Light, the Egyptians well know, is Color, as is Life. But we do not find a Newtonian notion of white light being composed of a blending of the colors. No. These colors or elements of color make up a parti-color iris, the symbol which the round of the hypocephalus presents us, according to David Klotz. Three extant hypocephali "identify this mysterious figure" of the Transcendent Amun, or Cosmic Shu-Amun, as follows: I am the iris within the wedjat-eye, jnk p3 DfD m-Hnw wD3.t. "Thus, the supreme deity with whom the deceased wished to identify with was the four-ram-headed deity, the 'iris of the wedjat,' or the deity with the flames"--as if "circling flames of fire" (Adoration of the Ram, 183; Doctrine and Covenants 137:2). "Circling flames of fire" indeed: The one "whose body is that of a human, with four ram heads [is] covered with millions upon millions of eyes and 777 ears" (Edfu text quoted in Adoration of the Ram, 168). Neither is black ever out of the picture; for it is as iris-cum-pupil that the round cosmic map finally comes into focus. "It is Re who transforms his likeness into Four Faces in order to take shape from within Nun" (Edfu III 35, 4-5 = Sederholm, Papyrus 10808, 128). From out the waters of Nun, from chaos, from the night and its rushing waters, there comes the cascade of light in color, the iris sunburst. It's a miracle.

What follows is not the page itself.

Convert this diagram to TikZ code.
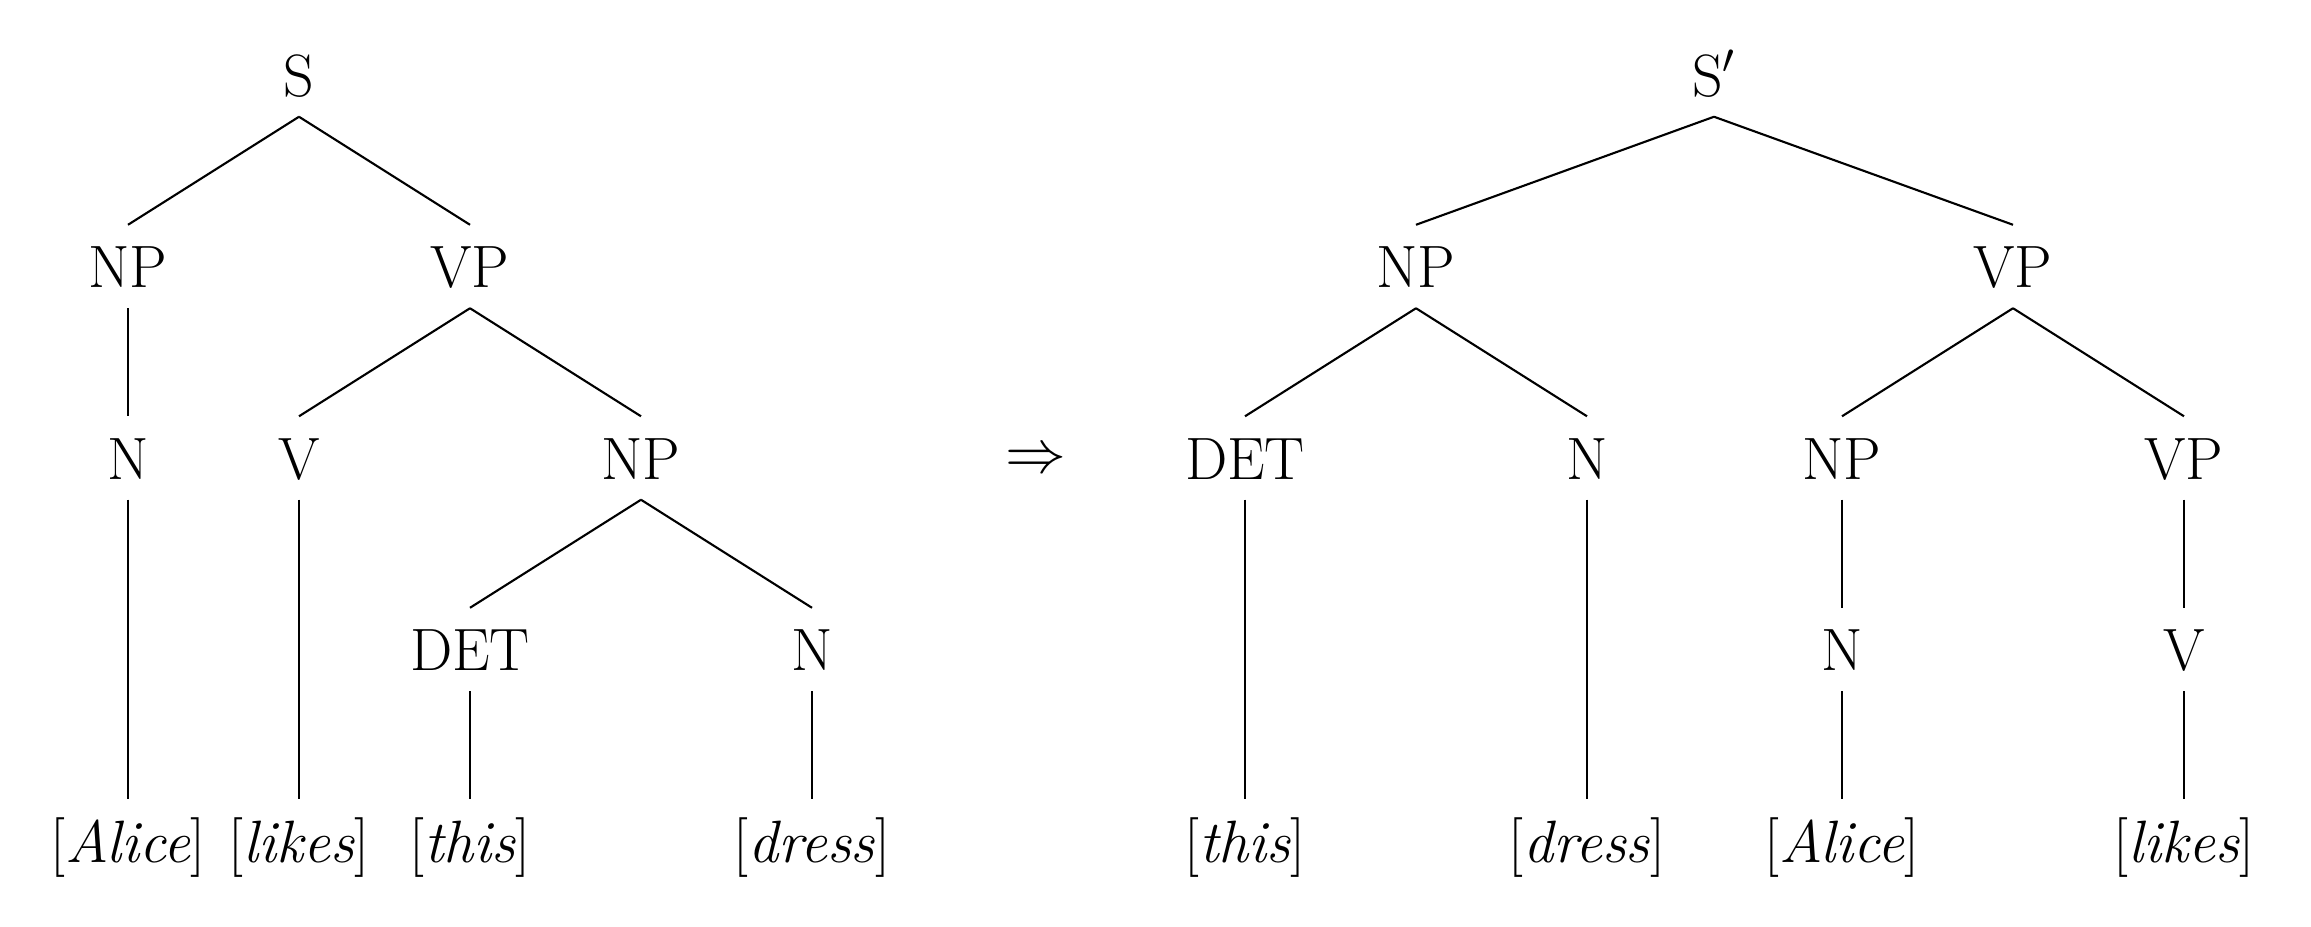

An even greater miracle unfolds to the faithful: Of "those relating to the (solar) iris," these are they who "through proper solar worship while on earth. . . could hope to finally join the solar iris, and to in fact go further and behold the perfection (m33 nfrw), the true form (irw m3') that is hidden within" (Klotz, Adoration of the Ram, 182). "I saw the transcendent beauty of the gate through which the heirs of that kingdom will enter, which was like unto circling flames of fire" (Joseph Smith, Doctrine and Covenants 137:2).

"In what distant deeps or skies/ Burnt the fire of thine eyes?" (Blake). "The sun is but a morning star" (Thoreau). Beyond, we are assured, fan out "a plurality of skies" (Erik Hornung, Books of the Afterlife, 12).